Peel was the antithesis of the music industry. Instead he had a belief that music was something democratic, that there were many talented bands and musicians and an audience who would appreciate them. Briefly, between 1969 and 1972, he ran his own record label,
Dandelion, not as a money maker (which it never was) but as a nursery for bands he believed should have record deals but could not get them.

In many ways this was a template for the do-it-yourself ethos that came with punk in 1976. Almost overnight Peel’s programme was transformed, by the early punk records from the Ramones and the Damned. Punk was not caused by Peel, nor was the welter of bands who believed that they should have as much right (if not more) to express themselves through music as Pink Floyd.
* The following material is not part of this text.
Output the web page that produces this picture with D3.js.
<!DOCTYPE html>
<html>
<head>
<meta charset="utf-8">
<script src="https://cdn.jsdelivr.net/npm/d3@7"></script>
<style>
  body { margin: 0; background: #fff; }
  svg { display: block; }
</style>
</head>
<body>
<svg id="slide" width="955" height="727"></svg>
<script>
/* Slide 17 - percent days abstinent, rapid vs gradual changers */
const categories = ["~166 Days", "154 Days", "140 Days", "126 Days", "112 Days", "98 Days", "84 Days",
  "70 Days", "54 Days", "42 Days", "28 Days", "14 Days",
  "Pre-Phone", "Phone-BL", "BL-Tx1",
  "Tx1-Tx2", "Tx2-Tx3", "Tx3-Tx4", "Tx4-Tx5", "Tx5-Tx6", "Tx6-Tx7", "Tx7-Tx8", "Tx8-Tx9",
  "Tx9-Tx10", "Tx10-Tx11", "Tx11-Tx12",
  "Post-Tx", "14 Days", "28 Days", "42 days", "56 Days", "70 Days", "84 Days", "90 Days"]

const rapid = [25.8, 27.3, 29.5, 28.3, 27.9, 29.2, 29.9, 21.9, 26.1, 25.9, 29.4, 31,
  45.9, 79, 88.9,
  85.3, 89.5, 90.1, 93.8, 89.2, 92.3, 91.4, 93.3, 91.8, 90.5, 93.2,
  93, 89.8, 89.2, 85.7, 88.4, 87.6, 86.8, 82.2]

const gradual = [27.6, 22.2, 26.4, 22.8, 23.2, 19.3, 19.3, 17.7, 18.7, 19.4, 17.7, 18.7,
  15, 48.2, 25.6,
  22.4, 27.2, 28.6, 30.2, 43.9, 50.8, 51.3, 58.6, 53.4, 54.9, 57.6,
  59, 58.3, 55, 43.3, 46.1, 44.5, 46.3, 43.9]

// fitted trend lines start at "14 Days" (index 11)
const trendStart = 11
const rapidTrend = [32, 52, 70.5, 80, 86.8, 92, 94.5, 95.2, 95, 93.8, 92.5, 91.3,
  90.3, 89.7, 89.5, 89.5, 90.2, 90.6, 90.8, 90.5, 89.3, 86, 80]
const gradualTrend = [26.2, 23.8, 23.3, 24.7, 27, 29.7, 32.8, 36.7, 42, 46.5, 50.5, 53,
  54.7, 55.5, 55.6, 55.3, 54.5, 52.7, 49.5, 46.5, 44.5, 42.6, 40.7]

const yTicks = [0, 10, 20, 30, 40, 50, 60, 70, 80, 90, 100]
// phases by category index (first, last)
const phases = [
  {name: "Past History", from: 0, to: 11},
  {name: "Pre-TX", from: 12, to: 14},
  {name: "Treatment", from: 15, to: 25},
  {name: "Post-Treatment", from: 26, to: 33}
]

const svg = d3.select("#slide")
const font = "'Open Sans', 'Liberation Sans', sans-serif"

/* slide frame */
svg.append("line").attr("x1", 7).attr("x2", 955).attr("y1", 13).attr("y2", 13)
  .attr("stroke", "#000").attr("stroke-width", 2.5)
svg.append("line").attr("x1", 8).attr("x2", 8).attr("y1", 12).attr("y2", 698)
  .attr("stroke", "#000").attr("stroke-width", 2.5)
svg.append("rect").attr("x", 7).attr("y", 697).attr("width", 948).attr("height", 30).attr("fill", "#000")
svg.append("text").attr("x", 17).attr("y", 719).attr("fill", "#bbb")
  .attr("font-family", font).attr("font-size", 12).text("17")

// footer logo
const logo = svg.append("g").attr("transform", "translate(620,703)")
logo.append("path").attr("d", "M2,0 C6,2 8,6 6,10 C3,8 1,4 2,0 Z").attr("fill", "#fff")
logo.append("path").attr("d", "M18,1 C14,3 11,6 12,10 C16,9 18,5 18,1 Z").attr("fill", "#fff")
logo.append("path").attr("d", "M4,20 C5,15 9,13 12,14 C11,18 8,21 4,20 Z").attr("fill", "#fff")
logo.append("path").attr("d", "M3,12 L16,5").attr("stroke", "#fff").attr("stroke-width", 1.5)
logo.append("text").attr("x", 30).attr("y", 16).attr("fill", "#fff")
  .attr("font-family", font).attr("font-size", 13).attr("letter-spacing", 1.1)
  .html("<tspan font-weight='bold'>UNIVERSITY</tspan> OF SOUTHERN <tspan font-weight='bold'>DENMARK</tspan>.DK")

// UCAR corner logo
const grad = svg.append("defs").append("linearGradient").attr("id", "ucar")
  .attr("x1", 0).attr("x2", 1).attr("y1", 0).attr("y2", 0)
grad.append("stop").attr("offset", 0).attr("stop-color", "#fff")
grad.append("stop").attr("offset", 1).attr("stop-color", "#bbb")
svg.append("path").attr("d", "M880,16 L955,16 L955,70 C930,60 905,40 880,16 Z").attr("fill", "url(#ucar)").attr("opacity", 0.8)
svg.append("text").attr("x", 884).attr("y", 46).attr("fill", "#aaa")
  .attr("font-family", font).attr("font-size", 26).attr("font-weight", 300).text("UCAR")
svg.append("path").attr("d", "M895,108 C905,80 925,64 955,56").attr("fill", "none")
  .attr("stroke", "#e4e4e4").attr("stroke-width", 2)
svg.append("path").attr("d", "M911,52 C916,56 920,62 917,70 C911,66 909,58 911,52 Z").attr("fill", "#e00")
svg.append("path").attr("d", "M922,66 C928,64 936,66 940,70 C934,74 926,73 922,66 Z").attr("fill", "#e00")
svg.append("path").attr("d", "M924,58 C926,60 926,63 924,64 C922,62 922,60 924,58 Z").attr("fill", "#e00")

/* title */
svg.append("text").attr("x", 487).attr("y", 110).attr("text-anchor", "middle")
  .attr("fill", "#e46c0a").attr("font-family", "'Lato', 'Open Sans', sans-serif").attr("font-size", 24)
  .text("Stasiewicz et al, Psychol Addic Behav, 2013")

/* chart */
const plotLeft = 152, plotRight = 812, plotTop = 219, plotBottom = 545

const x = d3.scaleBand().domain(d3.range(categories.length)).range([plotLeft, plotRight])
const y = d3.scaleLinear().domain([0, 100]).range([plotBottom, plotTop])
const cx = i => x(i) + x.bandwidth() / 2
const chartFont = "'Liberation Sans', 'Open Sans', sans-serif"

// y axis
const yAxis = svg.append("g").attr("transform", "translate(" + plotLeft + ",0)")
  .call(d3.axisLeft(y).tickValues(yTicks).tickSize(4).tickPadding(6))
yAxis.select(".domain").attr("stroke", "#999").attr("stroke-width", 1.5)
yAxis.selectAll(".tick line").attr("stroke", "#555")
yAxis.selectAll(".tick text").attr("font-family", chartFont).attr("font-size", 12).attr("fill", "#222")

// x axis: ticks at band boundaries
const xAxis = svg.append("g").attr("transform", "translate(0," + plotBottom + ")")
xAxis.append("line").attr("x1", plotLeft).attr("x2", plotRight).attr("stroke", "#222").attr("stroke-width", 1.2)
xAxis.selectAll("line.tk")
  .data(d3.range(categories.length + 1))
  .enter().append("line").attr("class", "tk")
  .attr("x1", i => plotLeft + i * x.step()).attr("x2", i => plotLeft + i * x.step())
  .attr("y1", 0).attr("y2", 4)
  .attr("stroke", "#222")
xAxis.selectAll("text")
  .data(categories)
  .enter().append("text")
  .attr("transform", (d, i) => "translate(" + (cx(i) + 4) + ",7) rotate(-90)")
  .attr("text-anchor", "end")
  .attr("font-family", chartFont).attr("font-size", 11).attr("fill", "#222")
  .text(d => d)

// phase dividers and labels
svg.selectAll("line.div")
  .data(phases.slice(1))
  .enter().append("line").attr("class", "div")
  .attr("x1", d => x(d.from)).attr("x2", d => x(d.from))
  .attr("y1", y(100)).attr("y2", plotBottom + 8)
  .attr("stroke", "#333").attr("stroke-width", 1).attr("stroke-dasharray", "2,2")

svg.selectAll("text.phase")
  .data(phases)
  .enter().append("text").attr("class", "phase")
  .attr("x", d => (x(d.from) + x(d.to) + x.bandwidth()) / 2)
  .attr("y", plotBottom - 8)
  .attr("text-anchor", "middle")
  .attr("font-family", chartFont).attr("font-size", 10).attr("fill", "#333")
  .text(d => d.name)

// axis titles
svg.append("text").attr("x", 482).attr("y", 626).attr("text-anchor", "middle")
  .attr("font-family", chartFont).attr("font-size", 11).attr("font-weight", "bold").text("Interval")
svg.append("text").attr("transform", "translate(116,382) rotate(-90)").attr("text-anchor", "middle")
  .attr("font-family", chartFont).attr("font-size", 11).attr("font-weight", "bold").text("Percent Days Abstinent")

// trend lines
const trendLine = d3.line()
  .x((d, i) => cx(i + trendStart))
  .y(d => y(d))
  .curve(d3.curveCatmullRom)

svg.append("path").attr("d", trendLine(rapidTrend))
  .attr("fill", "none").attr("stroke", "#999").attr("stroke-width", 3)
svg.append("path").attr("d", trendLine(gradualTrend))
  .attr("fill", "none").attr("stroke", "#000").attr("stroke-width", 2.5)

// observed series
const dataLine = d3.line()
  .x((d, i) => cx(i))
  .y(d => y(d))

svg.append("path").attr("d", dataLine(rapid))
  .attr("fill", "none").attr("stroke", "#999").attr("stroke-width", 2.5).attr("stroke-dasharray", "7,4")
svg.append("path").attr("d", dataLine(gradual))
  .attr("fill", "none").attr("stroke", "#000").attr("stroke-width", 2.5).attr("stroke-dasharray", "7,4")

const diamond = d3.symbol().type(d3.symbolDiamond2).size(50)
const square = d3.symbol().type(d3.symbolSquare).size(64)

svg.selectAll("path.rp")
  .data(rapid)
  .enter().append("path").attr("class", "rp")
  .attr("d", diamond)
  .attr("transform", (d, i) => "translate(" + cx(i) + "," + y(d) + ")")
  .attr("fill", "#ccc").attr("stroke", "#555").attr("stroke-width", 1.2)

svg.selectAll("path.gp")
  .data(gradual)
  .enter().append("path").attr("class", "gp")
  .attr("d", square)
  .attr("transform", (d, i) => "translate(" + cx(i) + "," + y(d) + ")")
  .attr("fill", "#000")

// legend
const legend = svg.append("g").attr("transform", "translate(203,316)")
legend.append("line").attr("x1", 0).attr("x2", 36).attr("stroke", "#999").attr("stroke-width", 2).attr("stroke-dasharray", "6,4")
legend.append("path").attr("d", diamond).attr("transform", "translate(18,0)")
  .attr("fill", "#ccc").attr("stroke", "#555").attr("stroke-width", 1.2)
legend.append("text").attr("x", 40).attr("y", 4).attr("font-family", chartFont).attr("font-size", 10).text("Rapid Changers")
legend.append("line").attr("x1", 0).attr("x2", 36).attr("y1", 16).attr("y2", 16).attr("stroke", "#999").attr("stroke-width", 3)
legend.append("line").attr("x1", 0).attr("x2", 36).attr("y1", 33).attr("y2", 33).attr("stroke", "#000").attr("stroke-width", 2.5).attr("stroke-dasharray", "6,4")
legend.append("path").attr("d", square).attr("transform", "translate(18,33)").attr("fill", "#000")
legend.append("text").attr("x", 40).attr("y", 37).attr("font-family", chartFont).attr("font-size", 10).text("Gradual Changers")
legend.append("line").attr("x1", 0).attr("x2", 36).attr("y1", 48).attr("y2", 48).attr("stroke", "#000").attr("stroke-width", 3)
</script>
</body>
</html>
But he gave punk music a national radio voice. More importantly, he added to its eclecticism. For a long time, he had been the only national radio DJ to play reggae. The coming of punk did not mean that he stopped playing blues, gospel, folk music or even American country music.

Although the heyday of punk was brief, it transformed Peel’s musical outlook forever. As anyone has heard his “poetic” readings on early T-Rex albums will know, he was capable of some pretension. Punk, as a sensibility, swept that away. He sought out music of honesty and directness, not artifice or illusion. To listen to his shows was an eclectic musical trip of many musical styles, but all were linked by being honest attempts to communicate.

His show was the only place to hear hip hop in the early 80s when it had only just moved beyond being street music; it was the first place where energetic and completely unaffected African pop could be heard before anyone had invented the marketing term “world music”; where in the late eighties wan youth with a bit of technology who produced the first techno records in their bedrooms first found an audience. The list could go on, but of course it no longer will.

The worrying thing is not so much that Peel is irreplaceable, but that he will not be replaced. Radio One clearly already did not know what to do with him, and had started shunting him off deeper into the night. His longstanding 10pm to midnight slot had already been moved back to 11pm to 1am.

Who will play unsuspecting and impressionable youngsters gospel and southern soul now?

Who will seek out the new, whether it fits into a niche or not?

Who will blithely carry on playing good music, whether the music industry are pushing it or not?

I fear the answer is: no-one.

For many years John Peel was the heart of a heartless radio station, the soul of a soulless format. Now Radio One has not even that.